Recently, while trying to eliminate a particularly recalcitrant habit, I remembered a system I developed when I was eight years old that, more than anything I’ve ever done, helped me build self-discipline. Just for fun, I tried it again to see if it still worked. It did. So I’m passing the idea on to you here, for whatever it’s worth.
When I was in the third grade I woke up one day and realized I was the only kid I knew who was still sucking my thumb. I wanted desperately to stop, but after eight years the habit was deeply ingrained. Nothing I did seemed to help.
Then I got the bright idea of giving up thumb-sucking for Advent. So I rounded up a Lahey Mortuary calendar—the kind with a pretty picture on the top half and the days of the month in one-inch squares on the bottom half—and hung it on my wall next to my bed where I was forced to look at it every night. And I went out and got a box of stick-on gold stars.
My agreement with myself was that I’d get a gold star for every day I got through without sucking my thumb. By the time Advent was over I’d stopped the habit, and as an added benefit, I’d started building self-discipline.
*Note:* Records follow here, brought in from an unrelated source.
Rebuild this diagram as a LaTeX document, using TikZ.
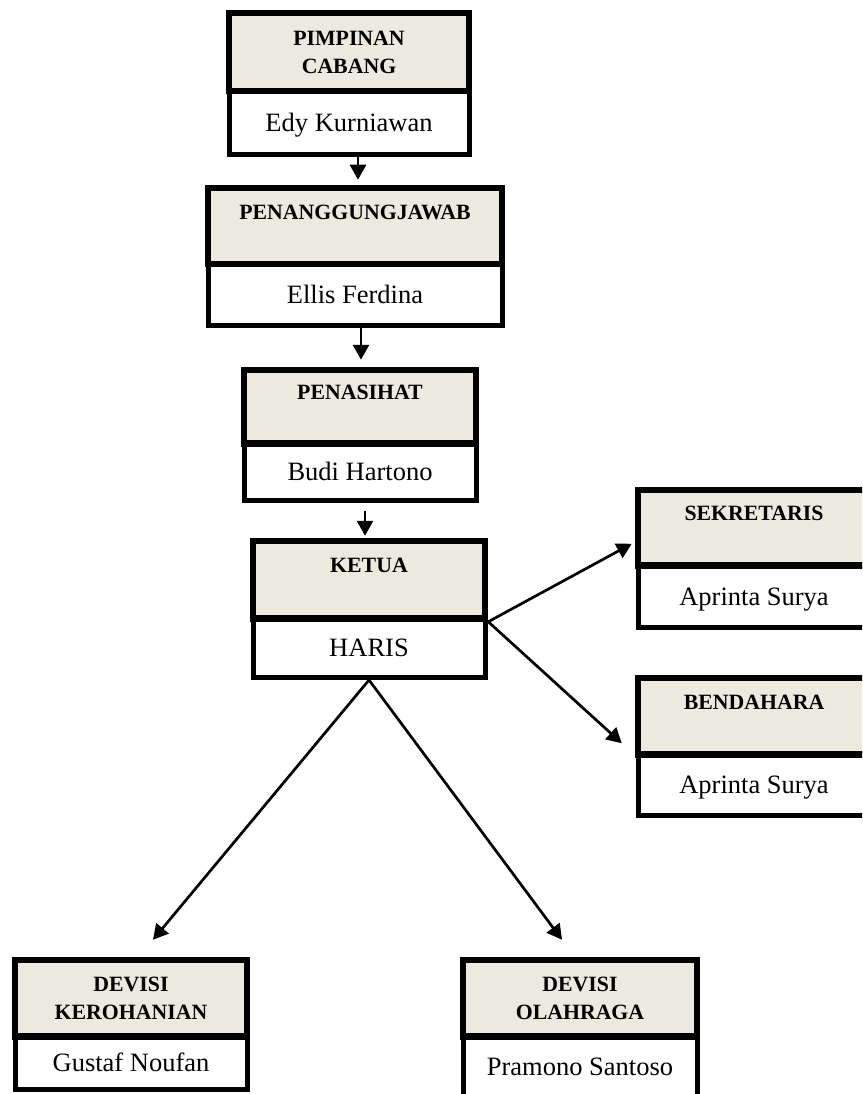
\documentclass[tikz,border=0pt]{standalone}
\usepackage{fontspec}
\setmainfont{Liberation Serif}
\usetikzlibrary{arrows.meta}
\definecolor{hdrfill}{RGB}{236,233,223}
\begin{document}
\begin{tikzpicture}[x=1pt,y=-1pt,
  hdr/.style={draw, line width=6.5pt, fill=hdrfill, inner sep=0pt, align=center,
    font=\fontsize{21.8}{28}\selectfont\bfseries},
  nm/.style={draw, line width=5pt, fill=white, inner sep=0pt,
    font=\fontsize{26.5}{30}\selectfont, text height=17pt, text depth=0pt},
  arr/.style={line width=2.7pt, -{Triangle[length=15pt,width=16pt]}}]
\useasboundingbox (0,0) rectangle (862,1094);
\clip (0,0) rectangle (862,1094);
% Box 1
\node[nm, minimum width=240pt, minimum height=63.5pt] (n1) at (349,122.75) {Edy Kurniawan};
\node[hdr, minimum width=240pt, minimum height=78pt] (h1) at (349,52) {PIMPINAN\\CABANG};
% Box 2
\node[nm, minimum width=294pt, minimum height=61.5pt] (n2) at (355,294.75) {Ellis Ferdina};
\node[hdr, minimum width=294pt, minimum height=76pt] (h2) at (355,226) {PENANGGUNGJAWAB\\\mbox{}};
% Box 3
\node[nm, minimum width=232pt, minimum height=57pt] (n3) at (360,472) {Budi Hartono};
\node[hdr, minimum width=232pt, minimum height=73.5pt] (h3) at (360,406.75) {PENASIHAT\\\mbox{}};
% Box 4
\node[nm, minimum width=232pt, minimum height=59pt] (n4) at (369,648) {HARIS};
\node[hdr, minimum width=232pt, minimum height=77.5pt] (h4) at (369,579.75) {KETUA\\\mbox{}};
% Box 5
\node[nm, minimum width=232pt, minimum height=62pt] (n5) at (754,596.5) {Aprinta Surya};
\node[hdr, minimum width=232pt, minimum height=75.5pt] (h5) at (754,527.75) {SEKRETARIS\\\mbox{}};
% Box 6
\node[nm, minimum width=232pt, minimum height=61pt] (n6) at (754,785) {Aprinta Surya};
\node[hdr, minimum width=232pt, minimum height=76.5pt] (h6) at (754,716.25) {BENDAHARA\\\mbox{}};
% Box 7
\node[nm, minimum width=232pt, minimum height=53pt] (n7) at (131,1063) {Gustaf Noufan};
\node[hdr, minimum width=232pt, minimum height=76.5pt] (h7) at (131,998.25) {DEVISI\\KEROHANIAN};
% Box 8
\node[nm, minimum width=234pt, minimum height=61pt] (n8) at (580,1067) {Pramono Santoso};
\node[hdr, minimum width=234pt, minimum height=76.5pt] (h8) at (580,998.25) {DEVISI\\OLAHRAGA};
% Arrows
\draw[arr] ([xshift=9pt]n1.south) -- ([xshift=3pt,yshift=5pt]h2.north);
\draw[arr] ([xshift=6pt]n2.south) -- ([xshift=1pt,yshift=7pt]h3.north);
\draw[arr] ([xshift=5pt,yshift=-7.5pt]n3.south) -- ([xshift=-4pt,yshift=2pt]h4.north);
\draw[arr] (h4.south east) -- ([xshift=-3pt,yshift=-16pt]h5.west);
\draw[arr] (h4.south east) -- ([xshift=-13pt,yshift=-27pt]h6.west);
\draw[arr] (n4.south) -- ([xshift=22pt,yshift=17pt]h7.north);
\draw[arr] (n4.south) -- ([xshift=-18pt,yshift=17pt]h8.north);
\end{tikzpicture}
\end{document}
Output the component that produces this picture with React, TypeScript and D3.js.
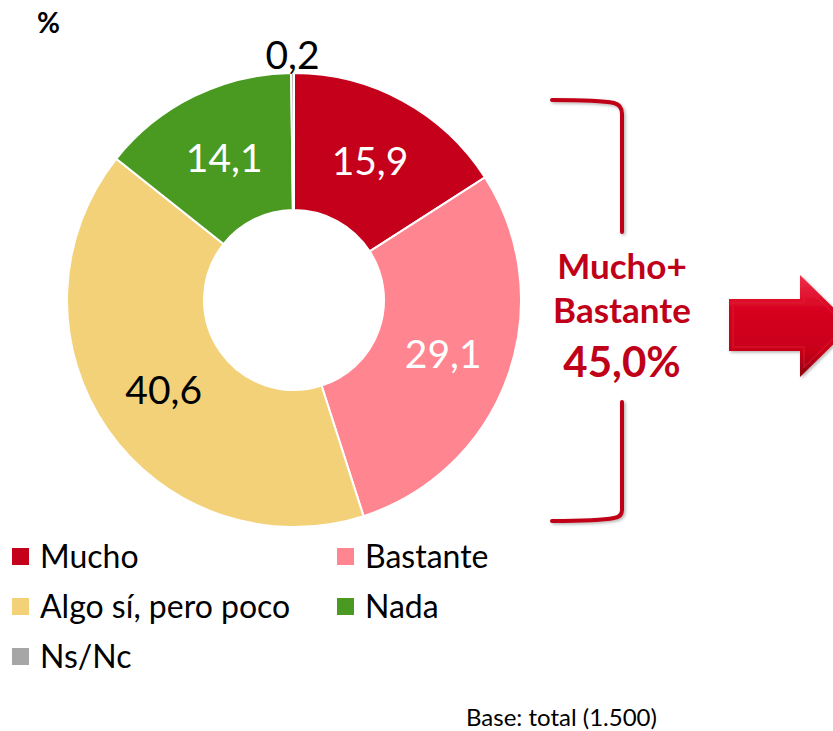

Many times over the years I called on that same system for developing discipline, both for starting good habits and for getting rid of bad ones. Somewhere along the way I gave up the gold stars, but through the years I’ve used a one month time-frame to keep track of my progress in whatever discipline I’m trying to establish.
Rewards are also an important factor when you’re dealing with habits—though if you’re motivated enough, getting rid of the offending habit may be its own reward. Obviously, motivation is the key. The calendar and the stars are simply visual tools to help keep track of your progress, evaluate your success, and spur you on to the end of the month.
You may think gold stars are not sufficient reward for you at this point in your life, though they’re probably cheaper and less fattening than one of your addictions. And this whole idea may sound childish and absurd to you, which it is. But it works. I strongly urge you to humor yourself here. Recapture some of your childhood enthusiasm and get excited about gold stars. Besides a couple of dollars for the box of stars, and possibly a bad habit, what have you got to lose?